The 18 GBGB tracks each produce their own result records, and some third-party services aggregate these into searchable formats. Cross-track searching is particularly valuable for dogs that have raced at multiple venues throughout their careers, allowing comparison of performances across different conditions and competition levels in ways that track-specific sources cannot provide.
Research Tips
Start with the dog you are researching, not the database. Know what question you are trying to answer before diving into archives. Looking for track-specific form? Career-best times? Head-to-head records against specific rivals? Distance preferences? Defining your goal first prevents aimless searching through masses of data that might not be relevant to your actual analytical needs.
Compare like with like when using historical results. A time recorded three years ago might not compare directly to recent performances due to track changes, surface variations, or timing system updates. Context matters for all historical data. Check whether conditions have changed significantly before drawing conclusions from old results.

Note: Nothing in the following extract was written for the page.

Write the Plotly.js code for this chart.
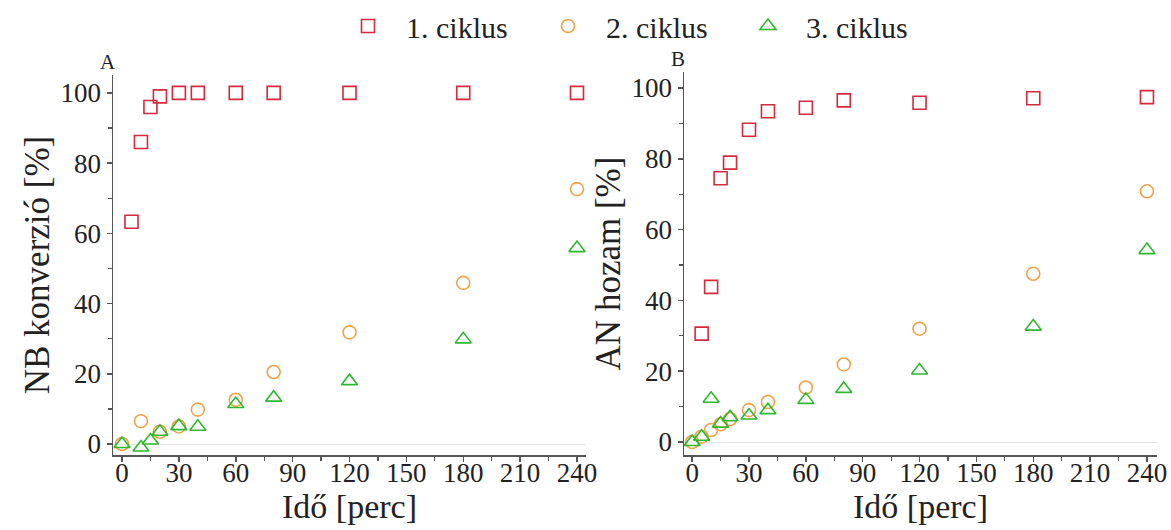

Note the going when recording times for comparison purposes. A dog’s best time might have come on a fast track that rarely presents those ideal conditions. Alternatively, consistent times across varying going might indicate reliable ability that does not depend on ideal conditions to produce competitive performances. Understanding how going affects times is essential for proper historical comparison.
Track career patterns, not just individual races. A dog that improved steadily through its early career and then plateaued tells a different story from one that peaked early and declined. Career arcs emerge only from extended historical analysis that single-race focus cannot provide. These patterns help predict future performance trajectories.
Build personal databases for dogs and trainers you follow regularly. Spreadsheets or note systems that aggregate information from multiple sources create reference materials tailored to your specific interests. Over time, these personal archives become more valuable than any single external source because they reflect your analytical priorities and the specific questions you care about.
Cross-reference between sources when possible. Discrepancies sometimes appear between different archives due to data entry errors or differing record-keeping standards between providers. Checking a result against multiple sources increases confidence in its accuracy. For important decisions, verification is worth the extra effort required to ensure you are working with correct information.
Historical research rewards patience and systematic approach. The most valuable insights often emerge from patterns across many races rather than single dramatic results. Build your archive skills gradually, starting with familiar dogs and expanding as your comfort with different sources increases. Over time, the ability to research historical form becomes one of your most valuable tools for understanding greyhound racing at a deeper level than casual observation permits.